From Sucralose we learn that the Commission will consider subsequent processing as an answer to a charge of importation of a product made by a patented process. What is unclear, however, is the precise extent to which subsequent processing will be a viable defense. The Commission found that the Federal Circuit in Kinik did not resolve the issue of the extent of subsequent processing, stating “there remains the distinct question of the extent to which the statutory language ‘articles . . . made . . . under, or by means of, a patented process’ encompasses articles that are further processed prior to importation.” Thus, whether a “section 271(g)-ish defense” applies in the ITC and to what extent is still an open question.
The Practice Tip
Sucralose and Kinik are important decisions for a patentee to consider in deciding which jurisdiction is best for asserting process claims; these decisions also inform an ITC respondent of viable defenses.

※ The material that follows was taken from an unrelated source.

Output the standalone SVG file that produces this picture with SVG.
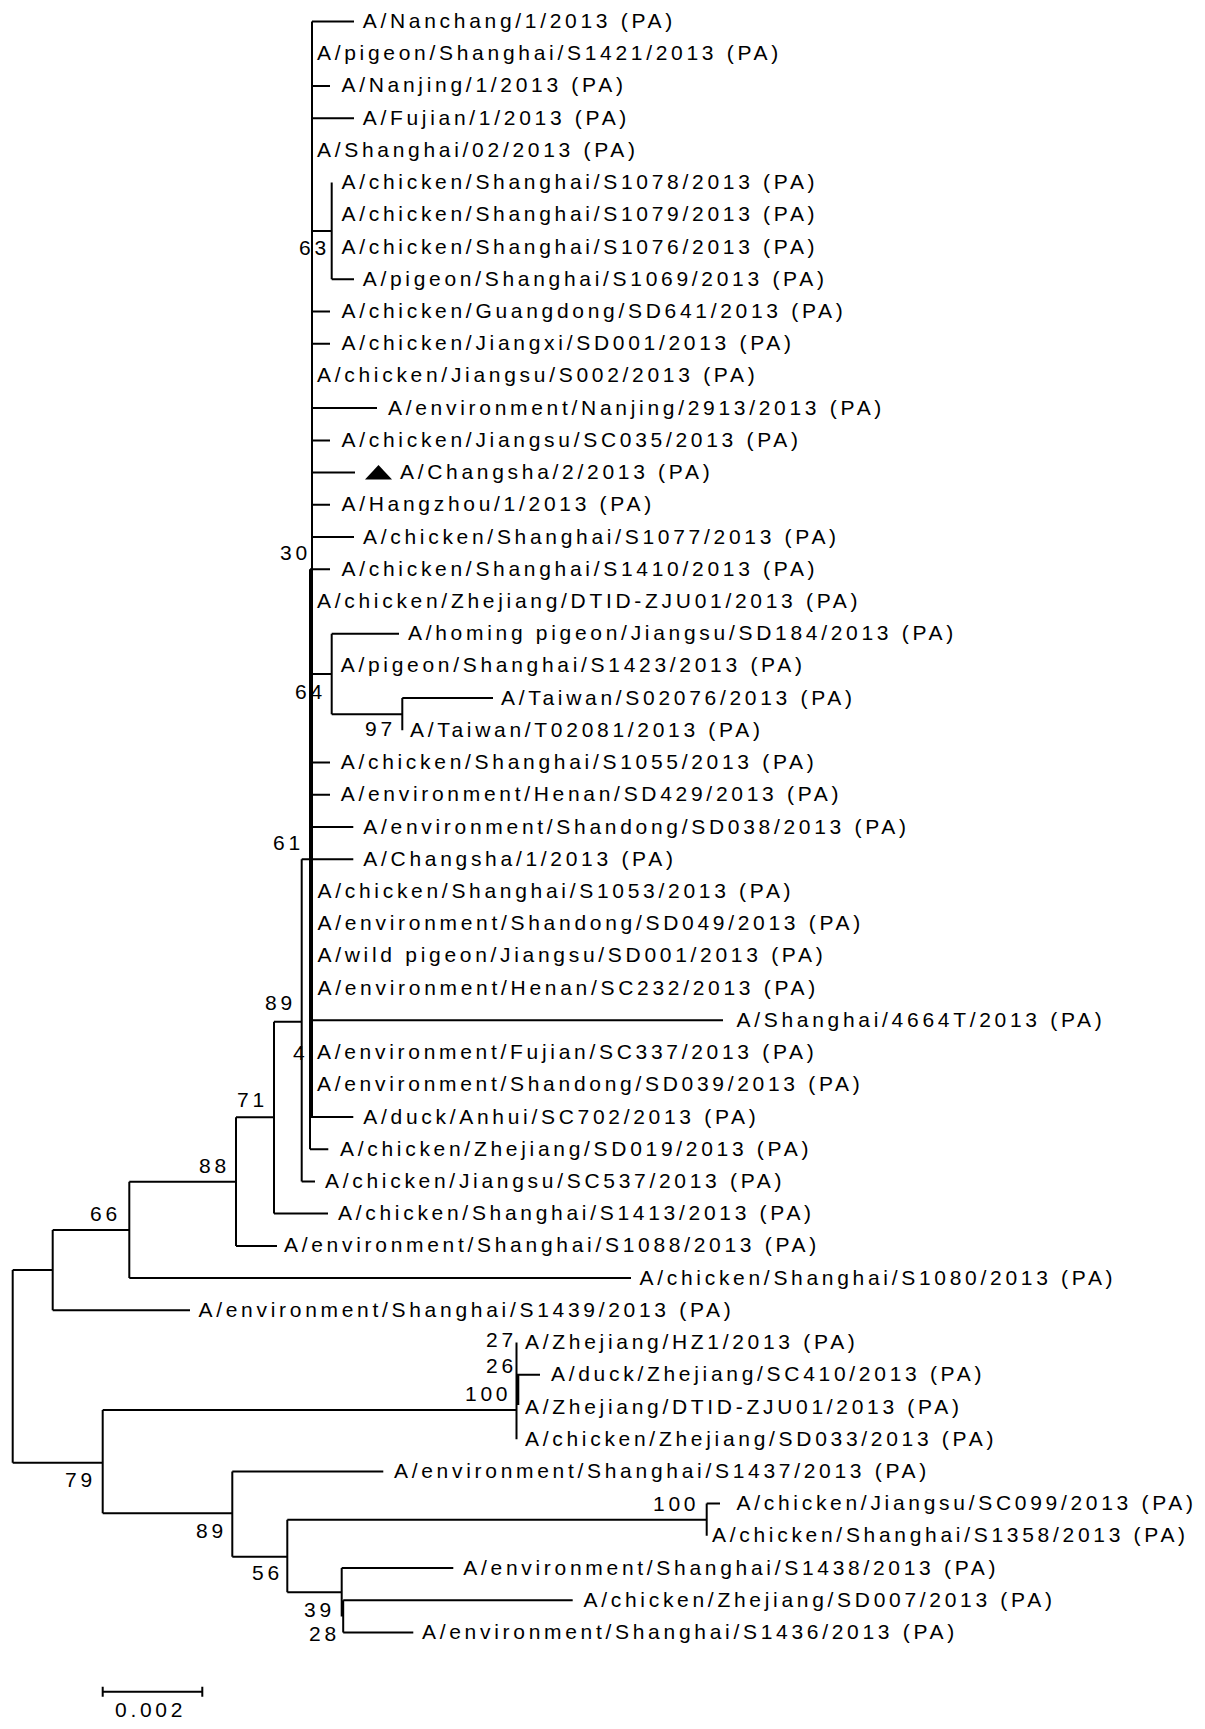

If your company decides to assert process patents to protect its solar panel industry in the United States, as in the example above, then the ITC may be the best place to do so. The accused importer will not be able to explicitly rely on the section 271(g) defenses. Thus, subsequent processing that does not remove the product from the reach of the trade statute will still be actionable in the ITC. The accused importer will have a harder time establishing that subsequent processing of the imported article is to such an extent that the article is no longer within the jurisdiction of the Commission under section 1337(a)(1)(B)(ii).